Remember that TP is here, there are loads of people on here who understand what you are going through.

with love Pippa xx
 

mistyhollows

Registered User
Aug 3, 2011
16
0
Heather I know exactly how you feel. Mum rang not long ago and told me dad was refusing foods today and they are looking at the magnolia room (where the residents get placed once the morpheine drip is in). I don't know if I can ever look at those flowers the same again. I felt last Friday that I needed to visit him and then this week I have a chest infection so haven't been able to go up since Monday. Somehow, you know. :(
 

catbells

Registered User
Jun 14, 2010
384
0
Cambridgeshire
Thank you

:)Thank you so much for your lovely comforting messages. This rollercoaster ride is odd. Some days heartbroken, then I feel strong and calm, happier, then BANG another decline another heartache. On Mum`s bad days - I think, this is it , then she has a few good days - what I am thinking? I look after myself with monthly body/indian head massages and reflexology and I swear these are helping me keep well and cope plus Kalms which I swear by, but the tears still come releasing the pressure. I have the support of my wonderful family who can read my moods and give me space and forgive me when I`m a bit paranoid/sharp. Like most of you I put on this act at work and when I visit her - I`m ok and coping but inside it`s a different story.

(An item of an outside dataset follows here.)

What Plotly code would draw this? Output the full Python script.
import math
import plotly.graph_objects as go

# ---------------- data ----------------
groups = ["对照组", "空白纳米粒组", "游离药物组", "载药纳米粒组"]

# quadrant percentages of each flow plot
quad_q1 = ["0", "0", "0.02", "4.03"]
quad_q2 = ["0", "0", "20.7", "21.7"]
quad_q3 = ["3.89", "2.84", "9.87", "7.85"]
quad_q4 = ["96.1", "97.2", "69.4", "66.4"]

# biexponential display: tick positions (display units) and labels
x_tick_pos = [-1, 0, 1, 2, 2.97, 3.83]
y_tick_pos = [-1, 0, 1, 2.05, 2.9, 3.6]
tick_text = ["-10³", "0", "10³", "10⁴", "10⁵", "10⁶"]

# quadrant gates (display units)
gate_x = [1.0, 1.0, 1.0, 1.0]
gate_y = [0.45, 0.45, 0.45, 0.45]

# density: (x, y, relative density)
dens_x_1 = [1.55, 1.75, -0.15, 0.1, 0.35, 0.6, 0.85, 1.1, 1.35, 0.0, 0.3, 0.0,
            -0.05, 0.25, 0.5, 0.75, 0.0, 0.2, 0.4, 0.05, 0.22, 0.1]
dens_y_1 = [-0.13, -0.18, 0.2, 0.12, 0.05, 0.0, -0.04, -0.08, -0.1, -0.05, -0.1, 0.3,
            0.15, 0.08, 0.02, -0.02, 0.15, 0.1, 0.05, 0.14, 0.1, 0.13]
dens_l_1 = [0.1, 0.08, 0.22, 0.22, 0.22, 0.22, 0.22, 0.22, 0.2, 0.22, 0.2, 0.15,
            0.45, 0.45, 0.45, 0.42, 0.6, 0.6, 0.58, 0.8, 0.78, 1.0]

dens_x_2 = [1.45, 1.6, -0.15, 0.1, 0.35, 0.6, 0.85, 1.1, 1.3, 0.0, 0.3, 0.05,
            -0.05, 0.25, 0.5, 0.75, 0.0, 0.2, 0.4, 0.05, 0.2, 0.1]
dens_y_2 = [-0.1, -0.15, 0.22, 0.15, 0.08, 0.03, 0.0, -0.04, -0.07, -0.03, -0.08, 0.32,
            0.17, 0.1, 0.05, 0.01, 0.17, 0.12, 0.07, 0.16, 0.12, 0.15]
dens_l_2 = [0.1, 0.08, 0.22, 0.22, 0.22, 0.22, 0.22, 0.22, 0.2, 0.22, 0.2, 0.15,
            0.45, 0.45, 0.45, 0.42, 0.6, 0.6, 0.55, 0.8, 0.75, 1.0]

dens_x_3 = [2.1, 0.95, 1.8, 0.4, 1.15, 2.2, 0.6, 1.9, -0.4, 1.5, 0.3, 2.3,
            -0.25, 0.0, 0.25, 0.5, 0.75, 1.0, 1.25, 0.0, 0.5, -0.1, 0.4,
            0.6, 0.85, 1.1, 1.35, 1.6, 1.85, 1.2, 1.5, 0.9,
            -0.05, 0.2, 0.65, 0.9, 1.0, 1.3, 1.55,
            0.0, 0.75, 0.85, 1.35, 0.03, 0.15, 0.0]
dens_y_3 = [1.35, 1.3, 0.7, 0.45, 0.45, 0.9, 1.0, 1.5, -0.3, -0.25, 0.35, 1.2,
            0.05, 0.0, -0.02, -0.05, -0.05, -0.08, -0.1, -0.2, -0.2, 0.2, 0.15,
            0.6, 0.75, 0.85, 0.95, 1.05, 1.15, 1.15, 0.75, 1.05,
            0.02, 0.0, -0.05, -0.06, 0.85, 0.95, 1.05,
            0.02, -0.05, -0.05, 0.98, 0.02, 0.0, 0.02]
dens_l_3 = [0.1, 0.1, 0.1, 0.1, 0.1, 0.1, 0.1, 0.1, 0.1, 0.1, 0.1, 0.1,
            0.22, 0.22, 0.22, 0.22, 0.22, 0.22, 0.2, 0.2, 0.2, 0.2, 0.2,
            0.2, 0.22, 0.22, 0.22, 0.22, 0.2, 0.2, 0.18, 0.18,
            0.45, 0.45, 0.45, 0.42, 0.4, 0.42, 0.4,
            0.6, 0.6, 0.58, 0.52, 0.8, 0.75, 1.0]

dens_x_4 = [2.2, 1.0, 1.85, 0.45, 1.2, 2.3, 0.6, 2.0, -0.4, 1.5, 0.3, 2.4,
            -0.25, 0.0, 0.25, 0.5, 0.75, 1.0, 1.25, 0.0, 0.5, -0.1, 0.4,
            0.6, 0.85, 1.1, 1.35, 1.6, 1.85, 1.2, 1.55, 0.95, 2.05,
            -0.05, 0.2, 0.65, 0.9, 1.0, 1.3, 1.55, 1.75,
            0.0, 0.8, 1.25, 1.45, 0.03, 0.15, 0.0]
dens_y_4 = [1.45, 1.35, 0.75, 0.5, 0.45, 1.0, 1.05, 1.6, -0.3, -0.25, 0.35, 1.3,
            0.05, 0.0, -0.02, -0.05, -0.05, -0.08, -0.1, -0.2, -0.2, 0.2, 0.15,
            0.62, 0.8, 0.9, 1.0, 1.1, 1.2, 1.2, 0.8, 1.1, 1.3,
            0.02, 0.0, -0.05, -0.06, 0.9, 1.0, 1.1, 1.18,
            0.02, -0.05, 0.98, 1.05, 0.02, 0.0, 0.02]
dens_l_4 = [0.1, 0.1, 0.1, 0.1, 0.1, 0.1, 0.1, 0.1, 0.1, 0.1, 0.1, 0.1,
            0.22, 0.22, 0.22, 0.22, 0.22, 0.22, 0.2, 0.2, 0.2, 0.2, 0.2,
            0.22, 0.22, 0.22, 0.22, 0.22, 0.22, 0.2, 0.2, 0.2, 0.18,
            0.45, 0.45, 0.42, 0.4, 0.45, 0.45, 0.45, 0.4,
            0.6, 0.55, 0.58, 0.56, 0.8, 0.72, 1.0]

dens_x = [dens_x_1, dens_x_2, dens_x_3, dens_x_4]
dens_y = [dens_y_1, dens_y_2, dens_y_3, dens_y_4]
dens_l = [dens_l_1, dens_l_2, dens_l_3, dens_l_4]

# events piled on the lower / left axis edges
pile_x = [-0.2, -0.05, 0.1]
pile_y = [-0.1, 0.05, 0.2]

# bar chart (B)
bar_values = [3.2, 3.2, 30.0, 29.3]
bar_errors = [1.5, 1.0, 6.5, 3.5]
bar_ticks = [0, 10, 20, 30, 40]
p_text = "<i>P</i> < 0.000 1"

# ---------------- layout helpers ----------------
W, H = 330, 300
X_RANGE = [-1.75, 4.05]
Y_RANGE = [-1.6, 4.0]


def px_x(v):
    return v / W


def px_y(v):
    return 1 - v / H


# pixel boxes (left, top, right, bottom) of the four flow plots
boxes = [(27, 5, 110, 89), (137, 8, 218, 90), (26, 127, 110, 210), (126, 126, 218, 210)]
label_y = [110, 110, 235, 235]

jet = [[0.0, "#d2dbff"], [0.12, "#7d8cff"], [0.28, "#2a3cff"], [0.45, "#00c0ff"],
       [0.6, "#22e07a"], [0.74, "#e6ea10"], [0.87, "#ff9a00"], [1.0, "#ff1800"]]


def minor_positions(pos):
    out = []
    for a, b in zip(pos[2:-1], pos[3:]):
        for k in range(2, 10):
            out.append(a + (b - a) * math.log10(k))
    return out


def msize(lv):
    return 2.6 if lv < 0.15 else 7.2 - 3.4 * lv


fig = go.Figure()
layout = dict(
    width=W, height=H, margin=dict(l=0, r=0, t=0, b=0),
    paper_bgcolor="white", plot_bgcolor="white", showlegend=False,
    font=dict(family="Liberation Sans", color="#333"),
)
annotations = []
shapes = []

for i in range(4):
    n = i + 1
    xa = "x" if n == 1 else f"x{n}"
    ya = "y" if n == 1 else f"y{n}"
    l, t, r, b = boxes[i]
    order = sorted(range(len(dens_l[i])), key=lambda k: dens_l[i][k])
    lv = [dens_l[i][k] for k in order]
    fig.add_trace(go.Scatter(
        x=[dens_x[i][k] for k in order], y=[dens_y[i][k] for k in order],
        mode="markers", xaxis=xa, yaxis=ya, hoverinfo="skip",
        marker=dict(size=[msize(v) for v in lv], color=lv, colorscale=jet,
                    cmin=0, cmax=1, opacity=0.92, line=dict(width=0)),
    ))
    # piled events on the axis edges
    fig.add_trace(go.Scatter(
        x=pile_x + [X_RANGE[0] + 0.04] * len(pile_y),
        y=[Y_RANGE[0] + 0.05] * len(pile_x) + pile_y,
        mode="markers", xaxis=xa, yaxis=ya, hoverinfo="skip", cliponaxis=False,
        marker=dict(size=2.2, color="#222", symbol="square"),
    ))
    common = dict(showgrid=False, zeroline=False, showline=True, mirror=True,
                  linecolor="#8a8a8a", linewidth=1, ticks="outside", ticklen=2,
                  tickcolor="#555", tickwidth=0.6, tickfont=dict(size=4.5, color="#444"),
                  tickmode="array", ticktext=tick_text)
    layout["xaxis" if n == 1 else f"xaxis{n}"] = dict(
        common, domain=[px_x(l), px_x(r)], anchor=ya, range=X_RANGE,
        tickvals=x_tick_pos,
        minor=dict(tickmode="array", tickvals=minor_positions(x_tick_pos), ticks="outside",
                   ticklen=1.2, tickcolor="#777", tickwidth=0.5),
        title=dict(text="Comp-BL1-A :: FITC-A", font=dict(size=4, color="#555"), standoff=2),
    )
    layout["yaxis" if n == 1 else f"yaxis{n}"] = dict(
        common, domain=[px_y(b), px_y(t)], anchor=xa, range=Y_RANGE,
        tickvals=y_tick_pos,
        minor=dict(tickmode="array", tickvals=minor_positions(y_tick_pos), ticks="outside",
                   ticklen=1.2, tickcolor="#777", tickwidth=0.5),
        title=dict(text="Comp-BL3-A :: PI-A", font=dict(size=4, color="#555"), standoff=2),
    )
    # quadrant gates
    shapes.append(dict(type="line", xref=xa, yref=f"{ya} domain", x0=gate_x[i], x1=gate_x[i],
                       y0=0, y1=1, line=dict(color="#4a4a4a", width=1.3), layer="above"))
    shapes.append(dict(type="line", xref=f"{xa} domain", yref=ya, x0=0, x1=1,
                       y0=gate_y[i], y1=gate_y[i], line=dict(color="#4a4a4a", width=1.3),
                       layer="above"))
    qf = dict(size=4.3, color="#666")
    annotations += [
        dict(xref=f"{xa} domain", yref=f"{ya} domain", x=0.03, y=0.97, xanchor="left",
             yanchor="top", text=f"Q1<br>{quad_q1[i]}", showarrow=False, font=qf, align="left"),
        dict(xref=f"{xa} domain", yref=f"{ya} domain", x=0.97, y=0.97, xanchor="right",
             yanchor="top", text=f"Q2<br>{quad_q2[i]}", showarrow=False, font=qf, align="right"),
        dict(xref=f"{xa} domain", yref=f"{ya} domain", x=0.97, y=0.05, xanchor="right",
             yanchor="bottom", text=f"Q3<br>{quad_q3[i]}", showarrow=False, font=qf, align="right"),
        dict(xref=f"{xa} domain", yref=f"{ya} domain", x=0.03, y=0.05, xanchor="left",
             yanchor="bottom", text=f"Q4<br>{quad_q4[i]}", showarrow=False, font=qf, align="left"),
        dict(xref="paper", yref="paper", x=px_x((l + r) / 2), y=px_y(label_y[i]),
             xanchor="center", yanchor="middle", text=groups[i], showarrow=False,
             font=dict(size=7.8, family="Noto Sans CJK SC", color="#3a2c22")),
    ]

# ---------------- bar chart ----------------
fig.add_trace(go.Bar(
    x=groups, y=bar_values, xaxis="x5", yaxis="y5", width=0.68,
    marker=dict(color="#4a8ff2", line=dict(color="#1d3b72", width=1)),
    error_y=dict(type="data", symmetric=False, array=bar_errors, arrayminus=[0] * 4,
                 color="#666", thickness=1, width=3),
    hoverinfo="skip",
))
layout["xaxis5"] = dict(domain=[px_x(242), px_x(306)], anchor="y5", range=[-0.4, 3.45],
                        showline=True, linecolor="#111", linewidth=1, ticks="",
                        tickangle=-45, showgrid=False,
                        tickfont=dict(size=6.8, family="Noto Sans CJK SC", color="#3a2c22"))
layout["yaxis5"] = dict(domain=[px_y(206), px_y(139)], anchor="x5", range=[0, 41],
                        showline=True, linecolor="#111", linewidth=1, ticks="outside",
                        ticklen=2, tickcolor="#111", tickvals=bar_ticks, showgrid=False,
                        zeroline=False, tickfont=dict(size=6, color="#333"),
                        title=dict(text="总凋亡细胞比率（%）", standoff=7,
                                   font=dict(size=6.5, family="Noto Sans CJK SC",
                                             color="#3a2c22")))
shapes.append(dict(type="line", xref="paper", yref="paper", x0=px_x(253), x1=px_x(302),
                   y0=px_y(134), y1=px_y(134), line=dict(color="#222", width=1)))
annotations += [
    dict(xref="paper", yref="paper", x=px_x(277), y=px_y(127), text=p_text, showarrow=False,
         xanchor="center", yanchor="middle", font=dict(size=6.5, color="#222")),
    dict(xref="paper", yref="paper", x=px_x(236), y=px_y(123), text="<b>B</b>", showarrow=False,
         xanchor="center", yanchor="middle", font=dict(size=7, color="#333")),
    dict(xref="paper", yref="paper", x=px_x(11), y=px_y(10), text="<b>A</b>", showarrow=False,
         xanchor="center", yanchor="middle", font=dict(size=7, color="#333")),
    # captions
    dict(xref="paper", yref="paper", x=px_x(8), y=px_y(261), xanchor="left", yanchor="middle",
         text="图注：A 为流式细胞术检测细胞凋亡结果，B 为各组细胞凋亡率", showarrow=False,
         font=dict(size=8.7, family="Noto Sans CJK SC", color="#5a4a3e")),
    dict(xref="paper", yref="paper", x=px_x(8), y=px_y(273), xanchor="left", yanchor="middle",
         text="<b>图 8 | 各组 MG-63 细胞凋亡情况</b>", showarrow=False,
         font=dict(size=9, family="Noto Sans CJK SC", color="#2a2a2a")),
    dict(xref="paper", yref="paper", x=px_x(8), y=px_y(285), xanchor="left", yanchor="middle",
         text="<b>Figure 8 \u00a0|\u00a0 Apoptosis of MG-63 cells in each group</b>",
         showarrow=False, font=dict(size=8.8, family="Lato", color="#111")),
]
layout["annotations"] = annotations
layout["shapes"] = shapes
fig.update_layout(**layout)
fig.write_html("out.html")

Heartbroken, crying inside all the time, it`s hard to smile/laugh. Mum has cario vascular mixed dementia. She appears not to be aware what is happening to her and she is not in pain and I draw comfort from this, but it doesn`t help does it.
Thanks for being there for me, no doubt I`ll be to and fro on TP for sometime yet.
Bye for now
Take care. Huge hugs to all of you.:)
Heather x
 

Saffie

Registered User
Mar 26, 2011
22,513
0
Near Southampton
Just want to say that I sympathise. All the worry about your mother is enough without the cystitis. I get it often too and always have those sachets handy. Drink masses of cranberry juice too. It's painful and really can get you down.

Good to hear you have Indian Head massages. i've had had various of these, some good some not so but have not had reflexology. Might try it. anything to help relax!!!
I hope you find you are able to do so at this worrying time. All the very best to you.